8. The container system of claim 6, wherein:

the first body comprises a neck having the first opening formed therethrough;

the second body comprises a packet having a tab with a second opening formed therethrough; and

the neck extends through the second opening to couple the first body and the second body together.

9. The container system of claim 6, wherein:

an exterior surface of the first body comprises a first engagement feature; and

an exterior surface of the second body comprises a second engagement feature that is configured to engage with the first engagement feature to couple the first body and the second body together.

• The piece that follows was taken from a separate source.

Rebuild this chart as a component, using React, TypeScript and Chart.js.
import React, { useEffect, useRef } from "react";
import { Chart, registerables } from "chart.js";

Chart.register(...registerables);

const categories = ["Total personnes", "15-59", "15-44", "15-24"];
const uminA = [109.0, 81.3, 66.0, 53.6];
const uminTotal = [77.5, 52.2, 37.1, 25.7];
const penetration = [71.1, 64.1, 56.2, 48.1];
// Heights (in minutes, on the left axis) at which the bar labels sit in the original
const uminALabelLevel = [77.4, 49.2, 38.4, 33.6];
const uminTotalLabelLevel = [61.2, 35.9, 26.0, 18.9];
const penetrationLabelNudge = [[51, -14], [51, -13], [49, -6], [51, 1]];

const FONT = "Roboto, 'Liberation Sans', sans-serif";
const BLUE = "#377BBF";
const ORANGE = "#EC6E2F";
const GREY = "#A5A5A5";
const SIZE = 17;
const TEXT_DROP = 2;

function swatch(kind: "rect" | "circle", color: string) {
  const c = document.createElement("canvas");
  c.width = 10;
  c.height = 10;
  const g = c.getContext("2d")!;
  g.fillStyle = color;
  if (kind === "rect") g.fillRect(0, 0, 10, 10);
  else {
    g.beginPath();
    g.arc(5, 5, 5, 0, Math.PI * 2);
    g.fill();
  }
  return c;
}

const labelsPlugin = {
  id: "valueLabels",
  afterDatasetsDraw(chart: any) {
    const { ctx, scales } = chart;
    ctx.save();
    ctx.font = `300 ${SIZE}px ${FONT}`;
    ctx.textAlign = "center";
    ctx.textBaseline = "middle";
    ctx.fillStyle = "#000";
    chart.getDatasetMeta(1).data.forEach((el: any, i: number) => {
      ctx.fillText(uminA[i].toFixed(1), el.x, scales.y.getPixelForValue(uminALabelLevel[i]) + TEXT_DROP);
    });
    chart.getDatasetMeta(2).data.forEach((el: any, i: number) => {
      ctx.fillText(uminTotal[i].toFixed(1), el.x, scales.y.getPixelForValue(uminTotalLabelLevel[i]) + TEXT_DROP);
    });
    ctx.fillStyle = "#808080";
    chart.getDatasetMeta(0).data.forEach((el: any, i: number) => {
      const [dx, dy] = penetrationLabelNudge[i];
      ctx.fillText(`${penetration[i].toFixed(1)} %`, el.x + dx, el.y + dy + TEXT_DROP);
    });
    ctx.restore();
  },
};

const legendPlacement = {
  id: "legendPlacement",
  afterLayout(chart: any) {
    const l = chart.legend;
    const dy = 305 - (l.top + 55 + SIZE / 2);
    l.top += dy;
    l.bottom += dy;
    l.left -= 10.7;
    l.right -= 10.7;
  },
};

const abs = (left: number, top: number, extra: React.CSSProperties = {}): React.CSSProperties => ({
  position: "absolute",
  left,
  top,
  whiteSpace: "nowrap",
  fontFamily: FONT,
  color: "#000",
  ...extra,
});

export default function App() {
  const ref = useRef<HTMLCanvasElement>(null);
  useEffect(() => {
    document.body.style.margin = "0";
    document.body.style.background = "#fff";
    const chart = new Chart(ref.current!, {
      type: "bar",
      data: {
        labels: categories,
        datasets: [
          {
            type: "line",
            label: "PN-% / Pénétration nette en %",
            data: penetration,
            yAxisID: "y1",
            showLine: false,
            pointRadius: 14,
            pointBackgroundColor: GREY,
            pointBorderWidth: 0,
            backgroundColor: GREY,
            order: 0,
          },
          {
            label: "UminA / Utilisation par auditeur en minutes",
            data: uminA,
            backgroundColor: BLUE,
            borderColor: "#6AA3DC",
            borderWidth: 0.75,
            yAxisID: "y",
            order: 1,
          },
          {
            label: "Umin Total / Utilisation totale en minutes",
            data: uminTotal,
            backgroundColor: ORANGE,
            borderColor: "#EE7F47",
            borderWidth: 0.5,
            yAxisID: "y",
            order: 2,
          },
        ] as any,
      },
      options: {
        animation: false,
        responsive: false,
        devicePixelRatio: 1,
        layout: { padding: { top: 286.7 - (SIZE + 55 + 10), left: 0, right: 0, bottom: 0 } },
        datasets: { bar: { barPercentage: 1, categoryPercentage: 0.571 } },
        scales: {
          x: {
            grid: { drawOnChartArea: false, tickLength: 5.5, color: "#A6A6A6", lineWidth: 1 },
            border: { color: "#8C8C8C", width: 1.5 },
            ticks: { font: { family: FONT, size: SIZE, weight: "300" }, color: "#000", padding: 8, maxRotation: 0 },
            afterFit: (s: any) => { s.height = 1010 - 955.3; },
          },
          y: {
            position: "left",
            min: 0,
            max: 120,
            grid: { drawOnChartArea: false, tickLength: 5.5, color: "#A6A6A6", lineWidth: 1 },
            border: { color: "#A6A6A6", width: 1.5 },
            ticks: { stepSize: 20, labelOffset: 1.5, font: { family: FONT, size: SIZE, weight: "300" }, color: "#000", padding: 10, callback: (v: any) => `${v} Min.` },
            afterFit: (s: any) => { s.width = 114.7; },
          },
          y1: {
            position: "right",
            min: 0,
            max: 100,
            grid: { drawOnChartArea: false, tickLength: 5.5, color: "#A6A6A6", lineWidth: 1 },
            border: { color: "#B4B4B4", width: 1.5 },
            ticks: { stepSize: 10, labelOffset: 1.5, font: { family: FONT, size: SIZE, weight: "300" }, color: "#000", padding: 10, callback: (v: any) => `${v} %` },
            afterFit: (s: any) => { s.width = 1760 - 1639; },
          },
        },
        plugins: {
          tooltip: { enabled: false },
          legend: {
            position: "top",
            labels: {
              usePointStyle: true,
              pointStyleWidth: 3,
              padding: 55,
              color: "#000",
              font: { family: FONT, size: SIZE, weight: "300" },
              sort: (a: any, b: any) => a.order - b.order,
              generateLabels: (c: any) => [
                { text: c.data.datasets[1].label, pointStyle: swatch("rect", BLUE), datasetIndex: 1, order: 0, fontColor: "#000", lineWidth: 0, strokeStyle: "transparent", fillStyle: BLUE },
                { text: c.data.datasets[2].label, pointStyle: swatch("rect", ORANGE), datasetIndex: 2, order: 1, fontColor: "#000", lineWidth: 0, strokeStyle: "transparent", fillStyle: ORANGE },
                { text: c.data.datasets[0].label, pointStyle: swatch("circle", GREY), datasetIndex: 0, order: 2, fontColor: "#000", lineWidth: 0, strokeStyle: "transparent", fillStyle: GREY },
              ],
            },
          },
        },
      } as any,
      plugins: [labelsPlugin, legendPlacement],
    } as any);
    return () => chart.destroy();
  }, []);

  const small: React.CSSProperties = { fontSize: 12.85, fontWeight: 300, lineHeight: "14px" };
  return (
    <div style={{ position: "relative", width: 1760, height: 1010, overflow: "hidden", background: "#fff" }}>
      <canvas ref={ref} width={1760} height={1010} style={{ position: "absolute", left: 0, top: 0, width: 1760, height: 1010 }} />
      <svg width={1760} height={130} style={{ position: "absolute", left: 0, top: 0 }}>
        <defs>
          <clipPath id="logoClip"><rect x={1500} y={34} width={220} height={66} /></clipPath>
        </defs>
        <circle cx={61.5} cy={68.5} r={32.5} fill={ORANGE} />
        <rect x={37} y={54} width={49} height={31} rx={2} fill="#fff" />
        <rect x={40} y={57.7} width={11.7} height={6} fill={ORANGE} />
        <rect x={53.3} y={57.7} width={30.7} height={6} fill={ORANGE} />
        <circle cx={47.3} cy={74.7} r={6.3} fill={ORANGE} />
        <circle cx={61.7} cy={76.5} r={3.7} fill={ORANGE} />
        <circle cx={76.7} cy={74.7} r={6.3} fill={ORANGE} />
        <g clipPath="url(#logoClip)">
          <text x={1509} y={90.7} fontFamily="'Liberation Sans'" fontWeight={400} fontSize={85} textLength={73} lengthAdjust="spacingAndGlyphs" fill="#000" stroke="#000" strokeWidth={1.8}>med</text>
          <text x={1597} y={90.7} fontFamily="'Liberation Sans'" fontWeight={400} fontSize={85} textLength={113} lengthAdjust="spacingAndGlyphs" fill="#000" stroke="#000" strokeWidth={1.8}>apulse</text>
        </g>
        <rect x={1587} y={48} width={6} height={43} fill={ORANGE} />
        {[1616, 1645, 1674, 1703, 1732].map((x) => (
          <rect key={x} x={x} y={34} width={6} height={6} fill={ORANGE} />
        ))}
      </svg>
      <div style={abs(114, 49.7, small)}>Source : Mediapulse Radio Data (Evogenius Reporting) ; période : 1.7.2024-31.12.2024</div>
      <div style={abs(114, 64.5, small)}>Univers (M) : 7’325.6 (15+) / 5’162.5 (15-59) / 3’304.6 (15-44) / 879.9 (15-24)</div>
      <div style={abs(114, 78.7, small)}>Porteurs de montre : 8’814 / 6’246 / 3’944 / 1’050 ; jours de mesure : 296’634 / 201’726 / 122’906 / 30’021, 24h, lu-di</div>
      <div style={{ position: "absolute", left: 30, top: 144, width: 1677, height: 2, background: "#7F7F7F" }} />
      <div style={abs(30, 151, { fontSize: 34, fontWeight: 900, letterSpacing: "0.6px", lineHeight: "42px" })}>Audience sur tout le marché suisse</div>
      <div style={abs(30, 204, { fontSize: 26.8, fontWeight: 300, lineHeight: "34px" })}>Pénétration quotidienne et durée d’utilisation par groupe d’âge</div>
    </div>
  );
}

10. The container system of claim 9, wherein:

the first engagement feature is positioned on one side of the first body and above the plurality of ribs;

the second body comprises a second opening formed therethrough; and

wherein the second opening in the second body allows the concentrated material to be poured from the second body into the first opening in the first body after the first and second engagement features disengage from one another.

11. The container system of claim 6, wherein the first body is integral with the second body, and wherein a transfer path extends from the second body into the first body.

12. The container system of claim 11, wherein the second body is positioned on one side of the first body and above the plurality of ribs.

13. The container system of claim 11, further comprising a valve or frangible seal in the transfer path that allows flow from the second body into the first body but prevents flow from the first body into the second body.

14. The container system of claim 11, wherein the concentrated material flows through the transfer path and into the first body in response to a user squeezing the second body.

15. The container system of claim 14, wherein the second body comprises at least one actuation member that is configured to be squeezed to cause the concentrated material to flow through the transfer path and into the first body.

16. The container system of claim 6, further comprising a set of instructions for using the container system, the set of instructions instructing a user to:

actuate one or more of the plurality of ribs defined by the first body from the compressed state into the expanded state to increase the first volume inside the first body;

introduce the predetermined amount of the concentrated material into the first body; and

introduce the predetermined amount of water into the first body after the one or more of the ribs is actuated into the expanded state.

17. The container system of claim 16, wherein the predetermined amount of the concentrated material is disposed in or part of a capsule or pouch that is positioned inside the first body before the one or more ribs are actuated into the expanded state.

18. The container system of claim 16, wherein the set of instructions instructs the user to introduce the predetermined amount of the concentrated material into the first body after the one or more ribs are actuated into the expanded state.

19. The container system of claim 16, wherein the set of instructions instructs the user to:

remove a cap from a neck of the first body; and

remove the second body from the neck after the cap is removed from the neck, wherein introducing the predetermined amount of the concentrated material into the first body comprises transferring the predetermined amount of concentrated material from the second body to the first body after the second body is removed from the neck.

20. The container system of claim 16, wherein the set of instructions instructs the user to decouple the second body from the first body, wherein introducing the predetermined amount of the concentrated material into the first body comprises transferring the predetermined amount of the concentrated material from the second body to the first body after the second body is decoupled from the first body.